The main promotions people are ORoyals employees, but many of the peons are city employees.
I agree with your "poop" comment. I realize that its not always about wins and losses for families to come to the ballpark, but to build a large following, you have to appeal to regular baseball fans. That means you have to consistently win games. And tell people you are winning games. The stadium will be a band-aid on a ruptured aorta.

Anonymous said...

In major league baseball I would more apt to agree with the previous statement. My previous comments have been based off my experiences.

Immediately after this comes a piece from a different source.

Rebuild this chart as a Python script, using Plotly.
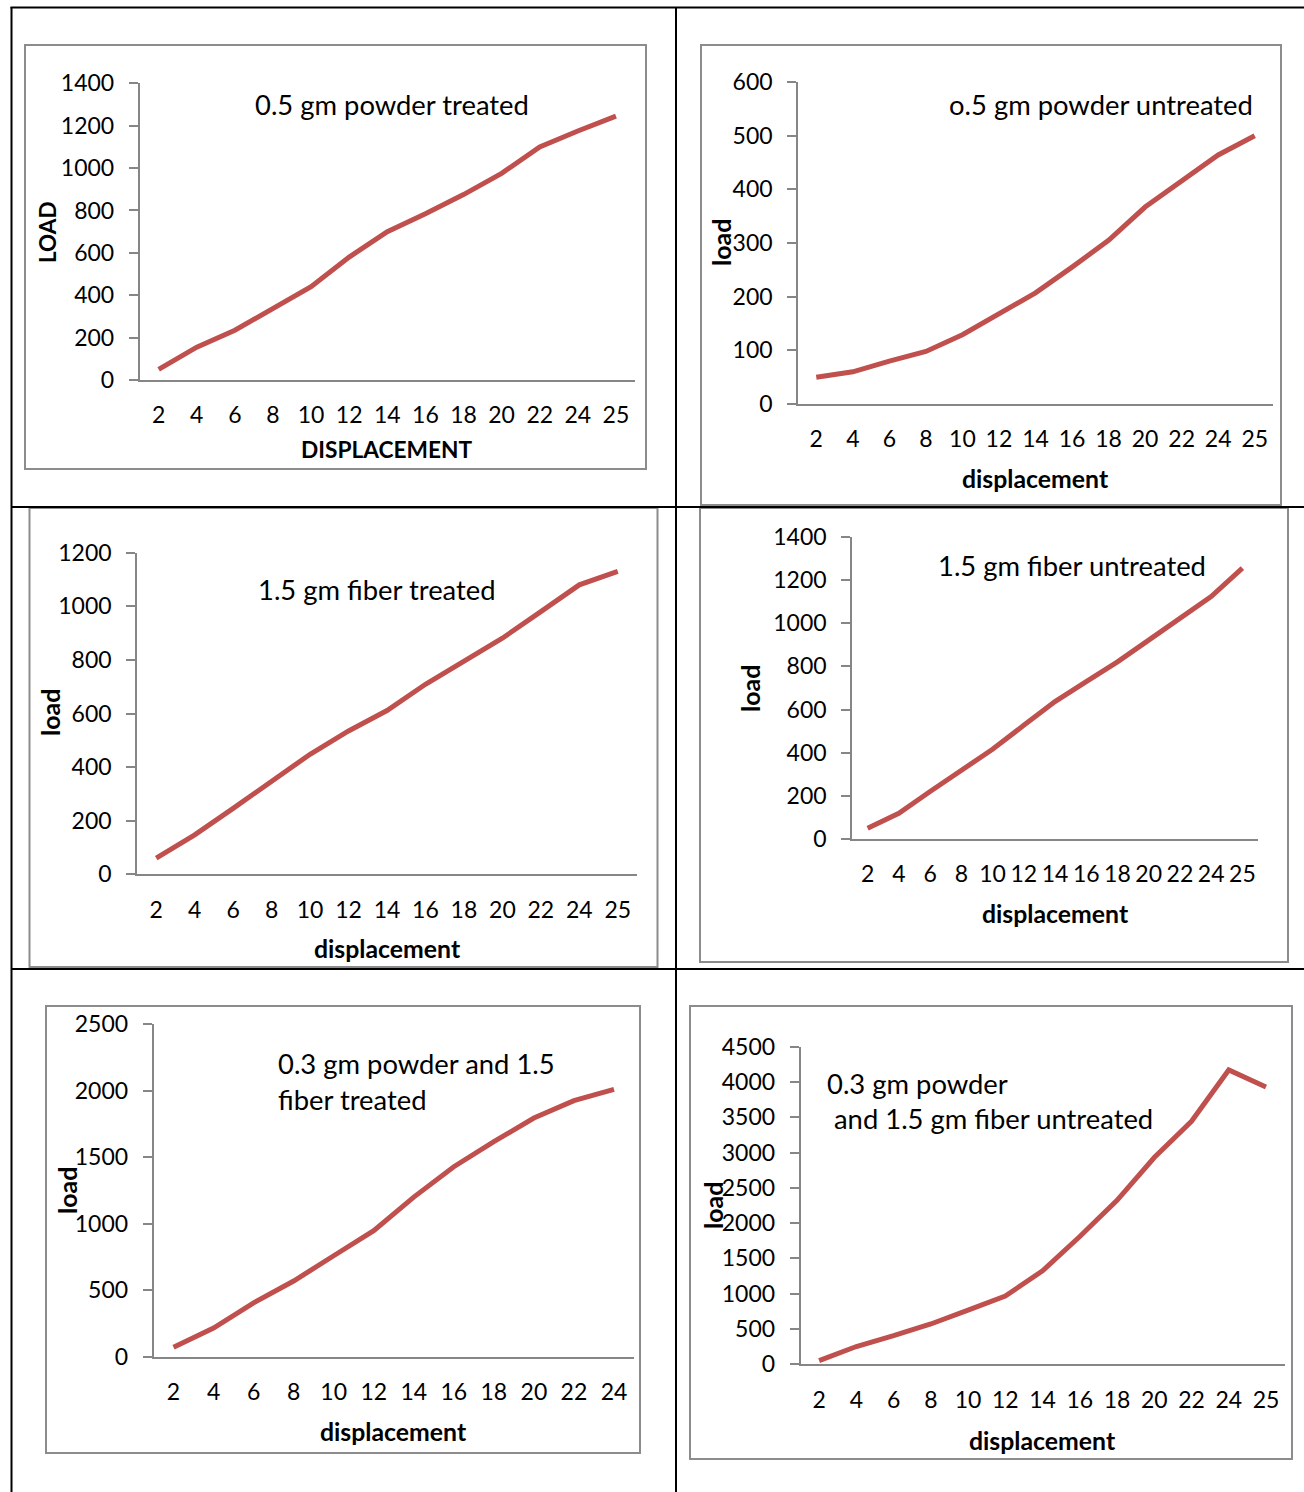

We attended a game in Casper, WY where the stadium was the same place the legion ball kids played (they have their own park now). The dugout was so small some of the players had to sit on folding chairs outside the dugout. The seats were the same ones you'd find at a high school field. The place was packed. The entertainment between innings was fun.

We attended a game in Salt Lake City, very nice new park. The place was close to filled. We asked if this was unusual, the people said it was an average crowd. They mentioned the owners (maybe he and she meant management) worked hard to make it a place for families to come.

We attended a game in San Bernadino, CA and people waited in line to get into the park. (A single A club, and we had to wait 30 minutes in line to get in.)

Ray Winder field where the Arkansas Travelers play is over 70+ years, and I would say it would rank in the top three of our minor league ball park experiences.

Fans will always come to the ballpark, they love baseball. The challenge is to get their families to want to come with them.